**WRITTEN EXERCISE:**
Retype each line exactly. Skip images.

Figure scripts

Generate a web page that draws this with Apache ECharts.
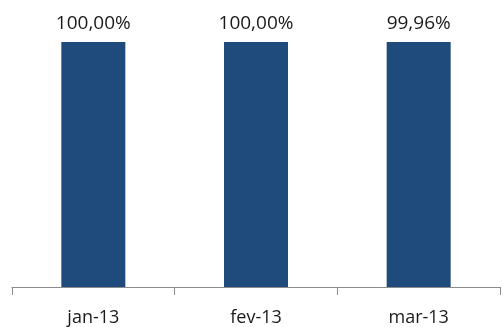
<!DOCTYPE html>
<html>
<head>
<meta charset="utf-8">
<script src="https://cdn.jsdelivr.net/npm/echarts@6/dist/echarts.min.js"></script>
<style>
  html, body { margin: 0; padding: 0; background: #fff; }
  #chart { width: 503px; height: 327px; }
</style>
</head>
<body>
<div id="chart"></div>
<script>
// Monthly availability rate
const months = ['jan-13', 'fev-13', 'mar-13'];
const availability = [100.00, 100.00, 99.96];

const fmt = v => v.toFixed(2).replace('.', ',') + '%';

const chart = echarts.init(document.getElementById('chart'), null, { renderer: 'canvas' });
chart.setOption({
  animation: false,
  textStyle: { fontFamily: 'Open Sans' },
  grid: { left: 12, right: 3, top: 42, bottom: 39, containLabel: false },
  xAxis: {
    type: 'category',
    data: months,
    boundaryGap: true,
    axisLine: { lineStyle: { color: '#8c8c8c', width: 1 } },
    axisTick: { show: true, length: 8, lineStyle: { color: '#8c8c8c' } },
    axisLabel: { color: '#1a1a1a', fontSize: 18, margin: 22, fontFamily: 'Open Sans' }
  },
  yAxis: {
    type: 'value',
    min: 0,
    max: 100,
    show: false
  },
  series: [{
    type: 'bar',
    data: availability,
    barWidth: 64,
    itemStyle: { color: '#1f4a7c' },
    label: {
      show: true,
      position: 'top',
      distance: 9,
      color: '#1a1a1a',
      fontSize: 19,
      fontFamily: 'Open Sans',
      formatter: p => fmt(p.value)
    }
  }]
});
</script>
</body>
</html>
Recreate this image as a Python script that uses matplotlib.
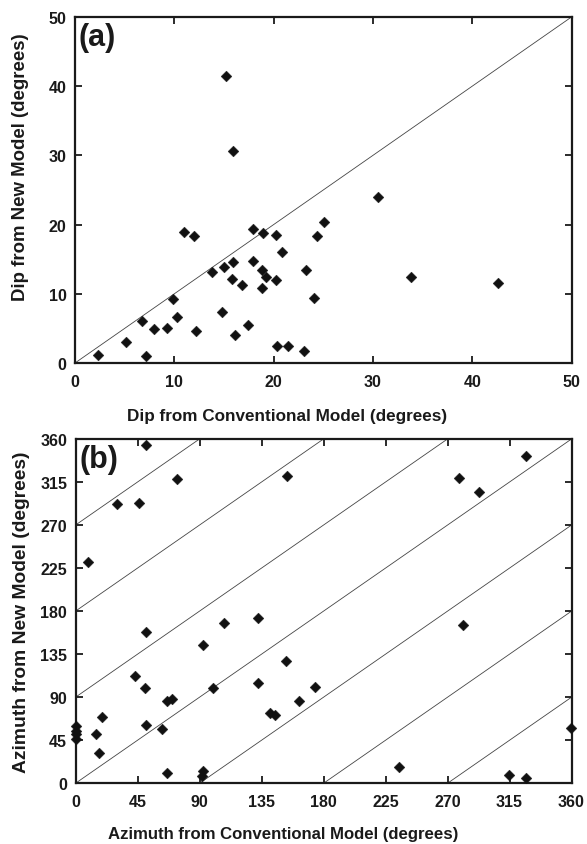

**RESULT OF THE EXERCISE:**
Generate a web page that draws this with Apache ECharts.
<!DOCTYPE html>
<html>
<head>
<meta charset="utf-8">
<script src="https://cdn.jsdelivr.net/npm/echarts@6/dist/echarts.min.js"></script>
<style>
  html, body { margin: 0; padding: 0; background: #fff; }
  #chart { width: 503px; height: 327px; }
</style>
</head>
<body>
<div id="chart"></div>
<script>
// Monthly availability rate
const months = ['jan-13', 'fev-13', 'mar-13'];
const availability = [100.00, 100.00, 99.96];

const fmt = v => v.toFixed(2).replace('.', ',') + '%';

const chart = echarts.init(document.getElementById('chart'), null, { renderer: 'canvas' });
chart.setOption({
  animation: false,
  textStyle: { fontFamily: 'Open Sans' },
  grid: { left: 12, right: 3, top: 42, bottom: 39, containLabel: false },
  xAxis: {
    type: 'category',
    data: months,
    boundaryGap: true,
    axisLine: { lineStyle: { color: '#8c8c8c', width: 1 } },
    axisTick: { show: true, length: 8, lineStyle: { color: '#8c8c8c' } },
    axisLabel: { color: '#1a1a1a', fontSize: 18, margin: 22, fontFamily: 'Open Sans' }
  },
  yAxis: {
    type: 'value',
    min: 0,
    max: 100,
    show: false
  },
  series: [{
    type: 'bar',
    data: availability,
    barWidth: 64,
    itemStyle: { color: '#1f4a7c' },
    label: {
      show: true,
      position: 'top',
      distance: 9,
      color: '#1a1a1a',
      fontSize: 19,
      fontFamily: 'Open Sans',
      formatter: p => fmt(p.value)
    }
  }]
});
</script>
</body>
</html>
Recreate this image as a Python script that uses matplotlib.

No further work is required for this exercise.